Source excerpt:
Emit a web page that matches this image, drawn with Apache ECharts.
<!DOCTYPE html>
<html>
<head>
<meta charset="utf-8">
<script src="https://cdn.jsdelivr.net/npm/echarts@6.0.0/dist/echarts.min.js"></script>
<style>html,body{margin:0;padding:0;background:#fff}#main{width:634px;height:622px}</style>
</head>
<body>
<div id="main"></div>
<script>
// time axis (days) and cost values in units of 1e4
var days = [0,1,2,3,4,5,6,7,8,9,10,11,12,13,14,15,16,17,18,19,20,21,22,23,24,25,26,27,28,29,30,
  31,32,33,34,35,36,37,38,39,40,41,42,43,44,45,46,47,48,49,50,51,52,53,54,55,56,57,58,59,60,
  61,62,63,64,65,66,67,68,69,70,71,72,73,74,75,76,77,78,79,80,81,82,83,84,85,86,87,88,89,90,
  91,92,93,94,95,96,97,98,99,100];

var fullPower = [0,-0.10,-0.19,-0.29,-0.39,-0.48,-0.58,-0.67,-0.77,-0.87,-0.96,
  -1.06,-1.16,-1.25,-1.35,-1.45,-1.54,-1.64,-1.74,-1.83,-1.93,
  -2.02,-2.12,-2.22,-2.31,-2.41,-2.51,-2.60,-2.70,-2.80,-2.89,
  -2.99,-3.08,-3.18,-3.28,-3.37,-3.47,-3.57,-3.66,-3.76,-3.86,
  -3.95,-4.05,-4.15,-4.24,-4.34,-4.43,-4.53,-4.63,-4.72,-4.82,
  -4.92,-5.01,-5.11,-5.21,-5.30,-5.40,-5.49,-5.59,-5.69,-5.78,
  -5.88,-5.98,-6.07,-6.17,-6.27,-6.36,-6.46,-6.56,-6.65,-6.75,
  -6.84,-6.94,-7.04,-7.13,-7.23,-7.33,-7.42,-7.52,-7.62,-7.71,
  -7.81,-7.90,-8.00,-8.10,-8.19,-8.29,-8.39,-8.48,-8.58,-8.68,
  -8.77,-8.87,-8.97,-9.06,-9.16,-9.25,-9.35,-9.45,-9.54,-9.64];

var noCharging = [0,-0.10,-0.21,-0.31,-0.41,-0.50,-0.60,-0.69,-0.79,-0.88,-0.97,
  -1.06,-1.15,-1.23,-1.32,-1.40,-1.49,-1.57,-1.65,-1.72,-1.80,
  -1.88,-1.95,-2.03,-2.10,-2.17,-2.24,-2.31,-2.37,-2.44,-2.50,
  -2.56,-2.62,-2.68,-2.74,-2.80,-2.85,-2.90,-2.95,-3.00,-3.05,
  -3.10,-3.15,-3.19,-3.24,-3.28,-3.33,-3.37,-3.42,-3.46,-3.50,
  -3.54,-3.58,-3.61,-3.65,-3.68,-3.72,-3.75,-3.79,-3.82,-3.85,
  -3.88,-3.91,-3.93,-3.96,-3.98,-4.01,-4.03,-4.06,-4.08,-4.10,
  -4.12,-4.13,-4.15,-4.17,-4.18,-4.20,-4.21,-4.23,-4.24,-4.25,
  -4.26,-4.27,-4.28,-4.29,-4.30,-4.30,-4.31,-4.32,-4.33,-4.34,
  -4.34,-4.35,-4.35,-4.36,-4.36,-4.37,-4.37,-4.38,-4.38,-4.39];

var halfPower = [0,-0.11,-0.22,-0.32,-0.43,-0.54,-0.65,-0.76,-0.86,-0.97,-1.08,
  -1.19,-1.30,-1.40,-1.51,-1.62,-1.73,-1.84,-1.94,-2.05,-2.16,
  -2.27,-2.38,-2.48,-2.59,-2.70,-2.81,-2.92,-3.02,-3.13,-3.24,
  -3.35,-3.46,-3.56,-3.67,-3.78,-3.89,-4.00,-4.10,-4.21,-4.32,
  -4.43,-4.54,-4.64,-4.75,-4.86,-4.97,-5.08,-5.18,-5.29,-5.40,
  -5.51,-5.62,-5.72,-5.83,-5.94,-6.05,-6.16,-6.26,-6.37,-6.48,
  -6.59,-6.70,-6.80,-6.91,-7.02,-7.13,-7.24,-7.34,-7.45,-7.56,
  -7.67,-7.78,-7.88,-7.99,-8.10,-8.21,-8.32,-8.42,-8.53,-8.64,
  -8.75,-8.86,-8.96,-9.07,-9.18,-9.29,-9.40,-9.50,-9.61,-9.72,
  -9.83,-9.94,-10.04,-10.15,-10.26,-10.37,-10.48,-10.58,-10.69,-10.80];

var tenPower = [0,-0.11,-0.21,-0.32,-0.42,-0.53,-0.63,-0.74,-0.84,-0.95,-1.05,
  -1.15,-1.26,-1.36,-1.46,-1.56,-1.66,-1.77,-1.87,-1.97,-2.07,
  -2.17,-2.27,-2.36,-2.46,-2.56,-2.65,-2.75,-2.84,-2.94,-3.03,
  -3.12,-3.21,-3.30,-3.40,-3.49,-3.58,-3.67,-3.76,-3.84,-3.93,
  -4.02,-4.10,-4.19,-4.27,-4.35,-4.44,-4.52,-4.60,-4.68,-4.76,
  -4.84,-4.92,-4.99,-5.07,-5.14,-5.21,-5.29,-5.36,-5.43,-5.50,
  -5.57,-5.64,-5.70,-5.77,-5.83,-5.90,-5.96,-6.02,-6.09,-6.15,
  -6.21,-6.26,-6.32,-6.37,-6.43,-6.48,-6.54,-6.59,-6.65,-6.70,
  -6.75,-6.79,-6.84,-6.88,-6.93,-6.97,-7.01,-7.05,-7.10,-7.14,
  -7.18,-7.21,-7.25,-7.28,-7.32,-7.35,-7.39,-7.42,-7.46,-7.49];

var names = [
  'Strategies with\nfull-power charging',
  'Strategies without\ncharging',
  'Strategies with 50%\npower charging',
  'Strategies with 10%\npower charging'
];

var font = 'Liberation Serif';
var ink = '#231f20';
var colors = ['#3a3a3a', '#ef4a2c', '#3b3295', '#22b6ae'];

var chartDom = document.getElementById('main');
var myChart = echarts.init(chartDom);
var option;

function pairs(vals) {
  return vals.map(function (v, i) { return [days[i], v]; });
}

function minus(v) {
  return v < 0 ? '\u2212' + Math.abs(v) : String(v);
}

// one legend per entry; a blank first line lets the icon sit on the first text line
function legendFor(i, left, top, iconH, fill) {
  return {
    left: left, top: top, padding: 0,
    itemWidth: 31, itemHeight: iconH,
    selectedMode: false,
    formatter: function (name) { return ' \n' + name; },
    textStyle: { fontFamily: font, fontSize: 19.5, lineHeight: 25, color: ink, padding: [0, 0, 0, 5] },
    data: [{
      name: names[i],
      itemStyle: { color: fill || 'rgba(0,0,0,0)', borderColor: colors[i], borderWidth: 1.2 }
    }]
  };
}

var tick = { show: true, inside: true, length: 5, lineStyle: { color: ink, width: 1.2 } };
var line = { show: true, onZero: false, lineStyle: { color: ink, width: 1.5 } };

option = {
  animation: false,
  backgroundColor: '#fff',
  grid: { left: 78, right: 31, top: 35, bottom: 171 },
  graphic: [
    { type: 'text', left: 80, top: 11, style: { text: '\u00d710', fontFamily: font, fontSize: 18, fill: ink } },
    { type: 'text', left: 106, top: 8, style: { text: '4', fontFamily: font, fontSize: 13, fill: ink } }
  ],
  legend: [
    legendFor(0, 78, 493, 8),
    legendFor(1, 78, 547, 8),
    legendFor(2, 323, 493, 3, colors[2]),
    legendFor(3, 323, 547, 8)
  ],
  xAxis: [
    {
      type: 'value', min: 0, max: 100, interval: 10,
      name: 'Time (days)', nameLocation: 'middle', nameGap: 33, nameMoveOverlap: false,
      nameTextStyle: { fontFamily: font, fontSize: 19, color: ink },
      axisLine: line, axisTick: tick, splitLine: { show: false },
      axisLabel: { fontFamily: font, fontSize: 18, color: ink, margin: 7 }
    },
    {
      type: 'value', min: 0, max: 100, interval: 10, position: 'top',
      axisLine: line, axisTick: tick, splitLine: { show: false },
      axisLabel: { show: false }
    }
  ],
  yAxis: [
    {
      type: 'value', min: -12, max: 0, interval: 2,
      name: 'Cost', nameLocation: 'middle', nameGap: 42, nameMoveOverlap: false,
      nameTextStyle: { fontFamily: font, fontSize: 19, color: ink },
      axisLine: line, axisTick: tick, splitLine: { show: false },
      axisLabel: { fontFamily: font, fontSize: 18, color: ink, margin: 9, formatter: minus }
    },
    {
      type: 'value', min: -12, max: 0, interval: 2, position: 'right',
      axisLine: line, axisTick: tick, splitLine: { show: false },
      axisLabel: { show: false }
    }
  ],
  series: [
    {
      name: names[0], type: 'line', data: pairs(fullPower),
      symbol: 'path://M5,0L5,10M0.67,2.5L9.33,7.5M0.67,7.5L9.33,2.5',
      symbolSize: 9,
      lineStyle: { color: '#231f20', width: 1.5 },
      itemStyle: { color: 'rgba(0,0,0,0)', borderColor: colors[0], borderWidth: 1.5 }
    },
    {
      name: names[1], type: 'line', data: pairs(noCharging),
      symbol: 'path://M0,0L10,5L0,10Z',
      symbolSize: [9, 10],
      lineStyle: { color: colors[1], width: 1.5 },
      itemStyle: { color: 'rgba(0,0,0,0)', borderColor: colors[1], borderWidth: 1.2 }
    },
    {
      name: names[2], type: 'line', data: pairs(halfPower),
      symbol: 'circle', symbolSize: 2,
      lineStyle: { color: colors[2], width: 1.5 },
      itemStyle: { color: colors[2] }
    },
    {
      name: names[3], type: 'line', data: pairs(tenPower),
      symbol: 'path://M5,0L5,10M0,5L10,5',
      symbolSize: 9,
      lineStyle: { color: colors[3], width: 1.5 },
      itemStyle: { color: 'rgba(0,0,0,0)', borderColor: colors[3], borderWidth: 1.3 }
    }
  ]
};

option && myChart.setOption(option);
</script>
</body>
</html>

Exercise: Please print the material above exactly as it appears, from its first line through the line containing "-8.77,-8.87,-8.97,-9.06,-9.16,-9.25,-9.35,-9.45,-9.54,-9.64];", inclusive, and stop there.

Exercise answer:
Emit a web page that matches this image, drawn with Apache ECharts.
<!DOCTYPE html>
<html>
<head>
<meta charset="utf-8">
<script src="https://cdn.jsdelivr.net/npm/echarts@6.0.0/dist/echarts.min.js"></script>
<style>html,body{margin:0;padding:0;background:#fff}#main{width:634px;height:622px}</style>
</head>
<body>
<div id="main"></div>
<script>
// time axis (days) and cost values in units of 1e4
var days = [0,1,2,3,4,5,6,7,8,9,10,11,12,13,14,15,16,17,18,19,20,21,22,23,24,25,26,27,28,29,30,
  31,32,33,34,35,36,37,38,39,40,41,42,43,44,45,46,47,48,49,50,51,52,53,54,55,56,57,58,59,60,
  61,62,63,64,65,66,67,68,69,70,71,72,73,74,75,76,77,78,79,80,81,82,83,84,85,86,87,88,89,90,
  91,92,93,94,95,96,97,98,99,100];

var fullPower = [0,-0.10,-0.19,-0.29,-0.39,-0.48,-0.58,-0.67,-0.77,-0.87,-0.96,
  -1.06,-1.16,-1.25,-1.35,-1.45,-1.54,-1.64,-1.74,-1.83,-1.93,
  -2.02,-2.12,-2.22,-2.31,-2.41,-2.51,-2.60,-2.70,-2.80,-2.89,
  -2.99,-3.08,-3.18,-3.28,-3.37,-3.47,-3.57,-3.66,-3.76,-3.86,
  -3.95,-4.05,-4.15,-4.24,-4.34,-4.43,-4.53,-4.63,-4.72,-4.82,
  -4.92,-5.01,-5.11,-5.21,-5.30,-5.40,-5.49,-5.59,-5.69,-5.78,
  -5.88,-5.98,-6.07,-6.17,-6.27,-6.36,-6.46,-6.56,-6.65,-6.75,
  -6.84,-6.94,-7.04,-7.13,-7.23,-7.33,-7.42,-7.52,-7.62,-7.71,
  -7.81,-7.90,-8.00,-8.10,-8.19,-8.29,-8.39,-8.48,-8.58,-8.68,
  -8.77,-8.87,-8.97,-9.06,-9.16,-9.25,-9.35,-9.45,-9.54,-9.64];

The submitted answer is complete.